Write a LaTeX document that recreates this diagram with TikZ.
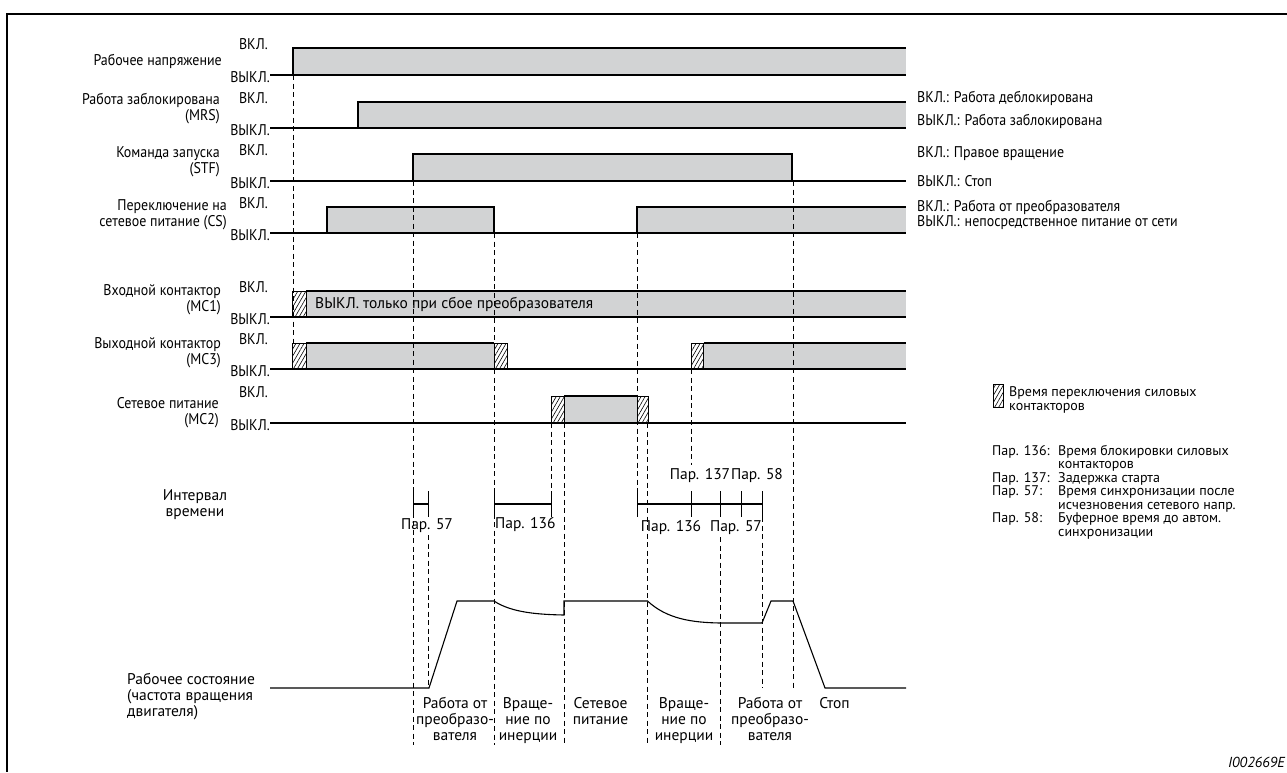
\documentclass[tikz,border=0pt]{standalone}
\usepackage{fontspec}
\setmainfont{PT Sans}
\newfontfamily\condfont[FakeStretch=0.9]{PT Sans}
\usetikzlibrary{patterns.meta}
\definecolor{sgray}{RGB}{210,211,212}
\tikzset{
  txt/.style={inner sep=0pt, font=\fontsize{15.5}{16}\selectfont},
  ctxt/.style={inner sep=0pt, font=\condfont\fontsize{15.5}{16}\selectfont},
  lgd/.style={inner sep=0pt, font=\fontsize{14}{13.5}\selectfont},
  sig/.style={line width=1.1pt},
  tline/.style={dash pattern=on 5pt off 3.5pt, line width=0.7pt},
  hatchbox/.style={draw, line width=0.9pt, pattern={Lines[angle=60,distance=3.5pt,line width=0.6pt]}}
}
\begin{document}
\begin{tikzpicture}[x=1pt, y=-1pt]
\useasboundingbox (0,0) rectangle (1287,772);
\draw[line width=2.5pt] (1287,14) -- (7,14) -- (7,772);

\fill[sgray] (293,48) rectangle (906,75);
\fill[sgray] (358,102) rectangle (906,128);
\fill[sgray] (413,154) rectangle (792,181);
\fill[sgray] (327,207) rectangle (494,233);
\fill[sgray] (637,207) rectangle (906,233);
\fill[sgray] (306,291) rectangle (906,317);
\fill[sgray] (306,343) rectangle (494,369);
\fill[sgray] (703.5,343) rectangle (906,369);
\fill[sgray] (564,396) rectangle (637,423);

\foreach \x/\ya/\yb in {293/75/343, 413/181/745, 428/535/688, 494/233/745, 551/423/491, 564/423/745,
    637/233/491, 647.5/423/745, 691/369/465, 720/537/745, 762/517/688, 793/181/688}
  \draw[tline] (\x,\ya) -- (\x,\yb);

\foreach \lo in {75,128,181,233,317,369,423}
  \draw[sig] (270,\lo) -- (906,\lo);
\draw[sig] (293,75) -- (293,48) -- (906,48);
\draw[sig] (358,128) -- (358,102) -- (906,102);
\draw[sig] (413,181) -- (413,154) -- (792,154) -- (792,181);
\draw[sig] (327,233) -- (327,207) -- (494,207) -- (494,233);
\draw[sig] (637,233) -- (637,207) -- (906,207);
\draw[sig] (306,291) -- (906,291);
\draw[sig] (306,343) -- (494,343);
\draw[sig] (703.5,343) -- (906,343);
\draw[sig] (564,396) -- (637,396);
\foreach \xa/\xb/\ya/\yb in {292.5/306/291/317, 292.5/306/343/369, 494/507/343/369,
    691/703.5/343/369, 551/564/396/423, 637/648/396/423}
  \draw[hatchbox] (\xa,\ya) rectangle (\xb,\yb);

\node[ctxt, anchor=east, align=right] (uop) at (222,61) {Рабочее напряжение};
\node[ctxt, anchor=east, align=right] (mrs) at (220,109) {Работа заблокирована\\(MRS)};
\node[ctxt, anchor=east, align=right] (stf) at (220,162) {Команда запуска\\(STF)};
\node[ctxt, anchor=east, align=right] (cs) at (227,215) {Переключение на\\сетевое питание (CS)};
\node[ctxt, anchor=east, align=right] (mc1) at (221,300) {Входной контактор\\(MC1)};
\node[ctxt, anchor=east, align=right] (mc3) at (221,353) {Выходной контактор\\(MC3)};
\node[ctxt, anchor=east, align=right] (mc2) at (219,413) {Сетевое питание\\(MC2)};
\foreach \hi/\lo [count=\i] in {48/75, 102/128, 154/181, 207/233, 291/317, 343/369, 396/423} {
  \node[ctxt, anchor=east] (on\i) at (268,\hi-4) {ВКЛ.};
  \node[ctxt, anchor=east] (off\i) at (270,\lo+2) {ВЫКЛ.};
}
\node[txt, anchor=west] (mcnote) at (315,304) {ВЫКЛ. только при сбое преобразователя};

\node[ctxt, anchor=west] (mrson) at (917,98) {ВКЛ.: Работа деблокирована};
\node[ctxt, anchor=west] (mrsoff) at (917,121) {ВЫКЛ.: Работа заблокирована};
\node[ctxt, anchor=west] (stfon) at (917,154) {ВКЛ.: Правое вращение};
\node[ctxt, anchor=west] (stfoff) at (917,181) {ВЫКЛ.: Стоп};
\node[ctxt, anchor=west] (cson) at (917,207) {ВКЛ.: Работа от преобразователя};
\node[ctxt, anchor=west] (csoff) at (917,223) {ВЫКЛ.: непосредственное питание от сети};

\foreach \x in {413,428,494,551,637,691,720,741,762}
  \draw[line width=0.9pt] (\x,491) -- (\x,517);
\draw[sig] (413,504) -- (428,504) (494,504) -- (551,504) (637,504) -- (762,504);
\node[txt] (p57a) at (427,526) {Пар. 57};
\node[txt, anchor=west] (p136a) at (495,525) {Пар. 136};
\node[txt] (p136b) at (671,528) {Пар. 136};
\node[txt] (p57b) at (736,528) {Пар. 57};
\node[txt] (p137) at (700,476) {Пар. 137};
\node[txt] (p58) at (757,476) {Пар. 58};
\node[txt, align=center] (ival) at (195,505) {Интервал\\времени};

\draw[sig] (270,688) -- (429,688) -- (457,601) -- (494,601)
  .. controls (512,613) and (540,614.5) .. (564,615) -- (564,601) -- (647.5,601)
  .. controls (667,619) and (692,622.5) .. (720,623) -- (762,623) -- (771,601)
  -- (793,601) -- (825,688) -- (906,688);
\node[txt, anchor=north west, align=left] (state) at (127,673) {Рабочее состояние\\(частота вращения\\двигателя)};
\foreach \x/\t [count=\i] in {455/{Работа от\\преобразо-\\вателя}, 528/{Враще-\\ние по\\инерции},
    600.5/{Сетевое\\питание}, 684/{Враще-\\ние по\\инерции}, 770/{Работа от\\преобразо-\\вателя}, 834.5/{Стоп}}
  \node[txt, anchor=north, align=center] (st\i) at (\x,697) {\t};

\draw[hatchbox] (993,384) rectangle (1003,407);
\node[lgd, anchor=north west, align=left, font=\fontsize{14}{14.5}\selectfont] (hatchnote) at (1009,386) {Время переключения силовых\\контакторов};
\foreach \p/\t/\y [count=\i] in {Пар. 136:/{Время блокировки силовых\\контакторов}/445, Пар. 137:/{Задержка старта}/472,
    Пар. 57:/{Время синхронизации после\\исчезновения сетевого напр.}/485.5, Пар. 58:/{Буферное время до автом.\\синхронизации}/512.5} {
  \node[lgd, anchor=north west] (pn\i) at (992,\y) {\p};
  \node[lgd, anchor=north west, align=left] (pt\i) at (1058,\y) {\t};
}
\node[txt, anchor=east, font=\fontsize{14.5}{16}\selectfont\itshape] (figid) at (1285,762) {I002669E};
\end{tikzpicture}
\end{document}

Objective: Reproduce exactly the run of lines that opens the listing and closes with the line holding "(564,396) rectangle (637,423);". Pictures are excluded.

Result for this exercise:
Write a LaTeX document that recreates this diagram with TikZ.
\documentclass[tikz,border=0pt]{standalone}
\usepackage{fontspec}
\setmainfont{PT Sans}
\newfontfamily\condfont[FakeStretch=0.9]{PT Sans}
\usetikzlibrary{patterns.meta}
\definecolor{sgray}{RGB}{210,211,212}
\tikzset{
  txt/.style={inner sep=0pt, font=\fontsize{15.5}{16}\selectfont},
  ctxt/.style={inner sep=0pt, font=\condfont\fontsize{15.5}{16}\selectfont},
  lgd/.style={inner sep=0pt, font=\fontsize{14}{13.5}\selectfont},
  sig/.style={line width=1.1pt},
  tline/.style={dash pattern=on 5pt off 3.5pt, line width=0.7pt},
  hatchbox/.style={draw, line width=0.9pt, pattern={Lines[angle=60,distance=3.5pt,line width=0.6pt]}}
}
\begin{document}
\begin{tikzpicture}[x=1pt, y=-1pt]
\useasboundingbox (0,0) rectangle (1287,772);
\draw[line width=2.5pt] (1287,14) -- (7,14) -- (7,772);

\fill[sgray] (293,48) rectangle (906,75);
\fill[sgray] (358,102) rectangle (906,128);
\fill[sgray] (413,154) rectangle (792,181);
\fill[sgray] (327,207) rectangle (494,233);
\fill[sgray] (637,207) rectangle (906,233);
\fill[sgray] (306,291) rectangle (906,317);
\fill[sgray] (306,343) rectangle (494,369);
\fill[sgray] (703.5,343) rectangle (906,369);
\fill[sgray] (564,396) rectangle (637,423);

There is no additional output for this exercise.